There are serious concerns with efficiency of the new system. Owners have performed very poorly since 2013, such that when they legitimately have reason to review tariff in the face of prevailing market realities, consumers don’t have reason to trust them.

First, the owners have no facial recognition beyond company names and their rude and unfriendly employees. There is no cordial business relationship between service providers and customers, making DisCos look as exploiters and crude profiteers. Sometimes, consumers see these entities, the DisCos mainly, as not too far from being shell companies, because they are without active business operations or significant assets beyond carrying ladders to disconnect or negotiate deals.

They are very efficient in picking bills but absent from downstream investment. Communities are still paying for assets – poles transformers and cables. Consumers pay for the so-called Pre-paid Meters with a promise of refund in energy token. That refund if it is ever paid is shrouded in backend secrecy and consumers have no technical knowledge of what operates in the dark alleys of DisCos. Consumers pay for meter installation, which is carried out by a third party company.

Activities of DisCos in some rural communities are bizarre and maybe criminal in nature because they do not operate with the NERC rulebook. Instead of metering consumers per individual household, entire communities are put on what they refer to as bulk metering, a fictitious process that allocates bulk sums to each transformer. Consumers under such units are charged a particular sum per house, not minding sizes and number of occupants in each household.

At the end of the day, when there is need to increase tariff as being envisaged, the DisCos go ahead to jerk up what they allocate to each transformer, without any accountable measurement scale. They also do not engage consumers in any professional civic engagement. DisCos will go ahead to appoint community leaders to help them collect payments, a process that is flawed in every marketing sense. Those who are given this task see this as their own contribution to the process. They may not pay for the energy they consume. Sometimes, they are unable to remit what is paid to them because they unavoidably divert part of it to pay for their children’s school fees or fund some burial ceremonies. So, overtime, communities are unable to meet up with what is allotted to transformers within their jurisdiction.

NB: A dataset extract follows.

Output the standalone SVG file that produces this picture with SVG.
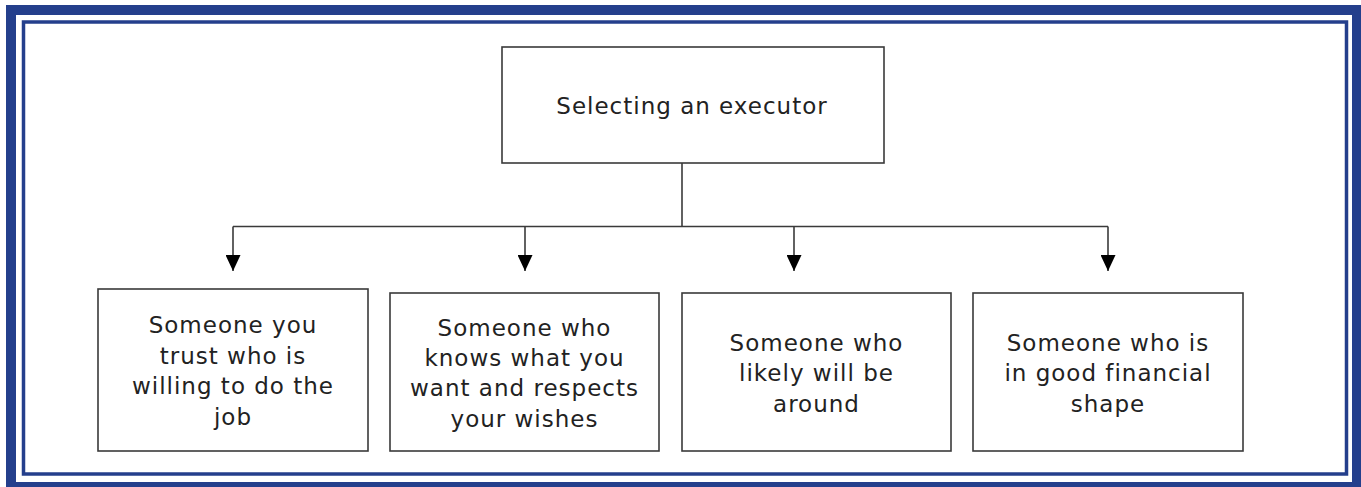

Benin Electricity Distribution Company (BEDC) is notorious for this dubious business arrangement. They have afflicted communities in Edo North and Ondo State with bogus debt burden, the sort that rural dwellers may not offset in this generation. We are talking of debts in the region of N35, 000, 000 (Thirty-five million naira) and N170, 000, 000 (One hundred and seventy million naira) per transformer, for communities that are agrarian and far removed from any meaningful presence of government.

Some riverine communities in Lagos suffer this malady as well, in the hands of Eko Electricity Distribution Company (EEDC). The affliction must be cured this time around.

That has been the situation since the time the All Progressives Congress (APC) campaigned to govern in 2015. They promised to revisit the allotment of power utility companies to individuals for better efficiency and service. They promised to generate 40,000 megawatts of electricity. One of them, former governor of Lagos State, who was also Power Minister under former President Muhammadu Buhari, Babatunde Raji Fashola (BRF), promised they would fix power problem in a matter of months.

Fashola was handed the Ministry to make real that campaign promise, but the demons in the sector obfuscated his vision and harassed him. He got reassigned to a less problematic ministry but same demons caused him to lose speed, reason he could not commission the Lagos-Ibadan expressway. The chaos at the Lagos end has not ended. The demons in Abuja don’t respect regional superstars. Even the great Cicero of blessed memory, Chief Bola Ige was not spared some anguish in that Ministry. Tinubu must not toy with them!

At the end of eight years of APC administration, there was still no substantial progress in generating more megawatts as promised. Homes and industry continue to ration a mere 4,000 megawatts (MW), sometimes far less, even though there are claims of marginally improved generation. What’s the use generating what you cannot wheel into homes and industry? Challenges of poor metering, debt burden, corruption and distress in transmission lines continue to hobble the sector.

The transparency touch Nigerians expected from President Buhari did not happen as DisCos continue to operate the way they like. Banks had to move in to displace managers of some distribution companies, whose governance templates did not showcase financial discipline to enable prompt refund of facilities obtained to purchase licenses in 2013. In one of his last interviews, Buhari wringed his hands in despair and continued to blame the Jonathan administration for selling the power sector to friends and cronies.

Buhari said: “The people that own them, who are they? They are not electrical engineers, they don’t have money; it is just political favour. To remove a system and reintroduce a new one is no joke.”

But the Federal Government continued to pump money into the sector, to assist in metering and improve transmission. We were told that over $7.5 billion was spent on transmission, yet the national grid collapsed 98 times under Buhari; various sums were doled out by the Central Bank to GenCos and DisCos to address liquidity challenges; as well as sums from development partners. There is not much to show for all the interventions, as generation capacity is still too low and wheeling strength of the grid unhealthy. The sector is still in a big mess.

Unfortunately for electricity consumers, the extremely pro-market government of President Bola Ahmed Tinubu may not offer immediate hope because the electricity market has only reacted to his reform policies. Private owners of power companies have only adjusted tariff to accommodate new exchange rate – N750/$1.

Labour is threatening faceoff with electricity companies. I don’t know what for. They were there when the new government floated the local currency and they witnessed the naira drop in significant value. Even the new prices announced for PMS may not be the real thing. When the new Forex regime bares its full fangs, maybe Tinubu will be forced to return some of the subsidies he so whimsically edits, in the hurried bid to garner offshore applause.

To renew hope, I recommend immediate probe and reform of the power sector to achieve transparency, accountability and efficiency.